From the source, “
If we pass through the interior of Africa in a southerly direction, beyond the Gætuli, after having traversed the intervening deserts, we shall find, first of all the Liby- Egyptians1, and then the country where the Leucæthio- pians2 dwell. Beyond3 these are the Nigritæ4, nations of Æthiopia, so called from the river Nigris5, which has been previously mentioned, the Gymnetes6, surnamed Pharusii, and, on the very margin of the ocean, the Perorsi7, whom we have already spoken of as lying on the boundaries of Mauritania. After passing all these peoples, there are vast deserts towards the east until we come to the Garamantes, the Augylæ, and the Troglodytæ; the opinion of those being exceedingly well founded who place two Æthiopias beyond the deserts of Africa, and more particularly that expressed by Homer8, who tells us that the Æthiopians are divided into two nations, those of the east and those of the west. The river Nigris has the same characteristics as the Nile; it produces the calamus, the papyrus, and just the same animals, and it rises at the same seasons of the year. Its source is between the Tarrælian Æthiopians and the Œcalicæ. Magium, the city of the latter people, has been placed by some writers amid the deserts, and, next to them the Atlantes; then the Ægipani, half men, half beasts, the Blemmyæ9, the Gamphasantes, the Satyri, and the Himantopodes.
The Atlantes10, if we believe what is said, have lost all characteristics of humanity; for there is no mode of distinguishing each other among them by names, and as they look upon the rising and the setting sun, they give utterance to direful imprecations against it, as being deadly to themselves and their lands; nor are they visited with dreams11, like the rest of mortals. The Troglodytæ make excavations in the earth, which serve them for dwellings; the flesh of serpents is their food; they have no articulate voice, but only utter a kind of squeaking noise12; and thus are they utterly destitute of all means of communication by language. The Garamantes have no institution of marriage among them, and live in promiscuous concubinage with their women. The Augylæ worship no deities13 but the gods of the infernal regions. The Gamphasantes, who go naked, and are unacquainted with war14, hold no intercourse whatever with strangers. The Blemmyæ are said to have no heads, their mouths and eyes being seated in their breasts. The Satyri15, beyond their figure, have nothing in common with the manners of the human race, and the form of the Ægipani16 is such as is commonly represented in paintings. The Himantopodes17 are a race of people with feet resembling thongs, upon which they move along by nature with a serpentine, crawling kind of gait. The Pharusii, descended from the ancient Persians, are said to have been the companions of Hercules when on his expedition to the Hesperides. Beyond the above, I have met with nothing relative to Africa18 worthy of mention.

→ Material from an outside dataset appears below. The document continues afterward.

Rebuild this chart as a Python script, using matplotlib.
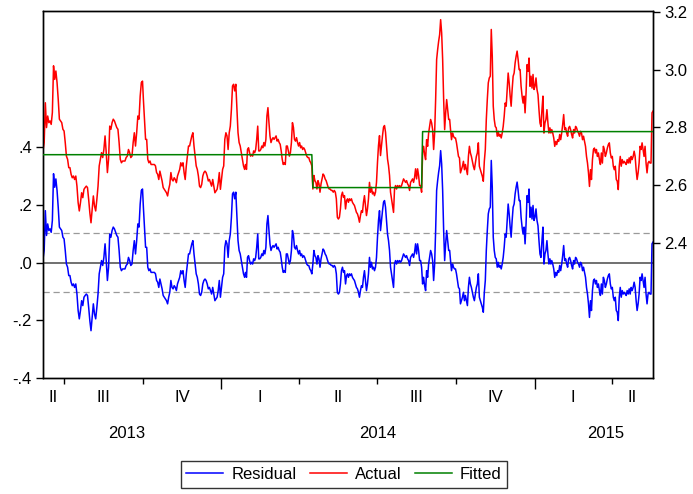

1 The greater portion of this Chapter is extracted almost verbatim from the account given by Mela. Ptolemy seems to place the Liby-Egyptians to the south of the Greater and Lesser Oasis, on the route thence to Darfour.
2 Or “White Æthiopians,” men though of dark complexion, not negroes. Marcus is of opinion that the words “intervenientibus desertis” refer to the tract of desert country lying between the Leucæthiopians and the Liby-Egyptians, and not to that between the Gætulians on the one hand and the Liby-Egyptians and the Leucæthiopians on the other.

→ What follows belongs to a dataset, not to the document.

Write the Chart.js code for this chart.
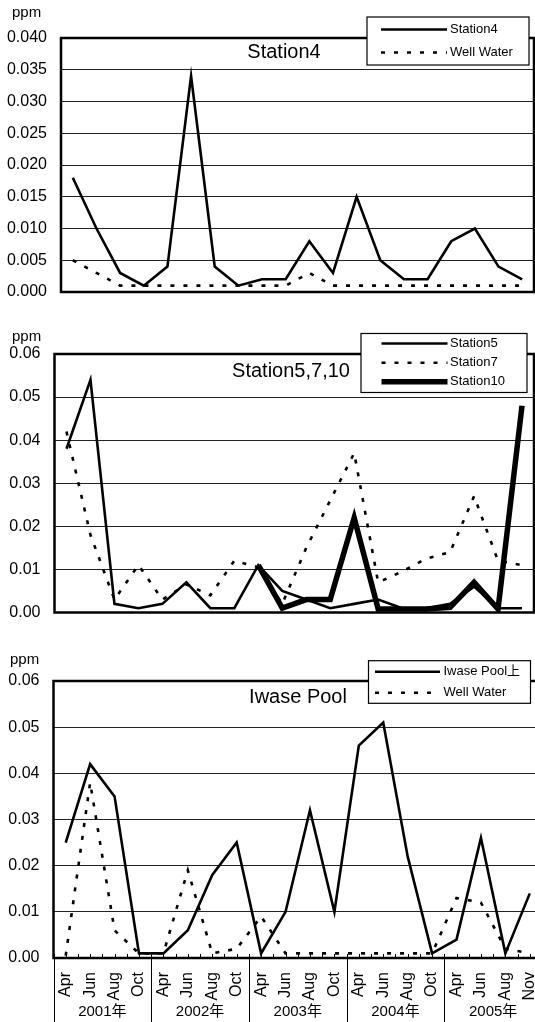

3 Meaning to the south and the south-east of these three nations, according to Marcus. Rennel takes the Leucæthiopians to be the present Mandingos of higher Senegambia: Marcus however thinks that they are the Azanaghis, who dwell on the edge of the Great Desert, and are not of so black a complexion as the Mandingos.”
This source confirms that “white” Ethiopians were a dark-skinned people, but it doesn’t mean they were the darkest of peoples. This is in accordance with the “dark colorization” ancient Greco-Roman thinkers placed different dark-skinned peoples into like Ethiopians, Indians, Moors, Egyptians, Colchians, and the others who were dark-skinned peoples of varying shades and hair textures.
This source can serve as a reminder that “white” people in ancient and medieval Africa were not necessarily “white”, but they were black/dark-skinned peoples of lighter shades than other black/dark-skinned peoples or they were ethnically/racially mixed people.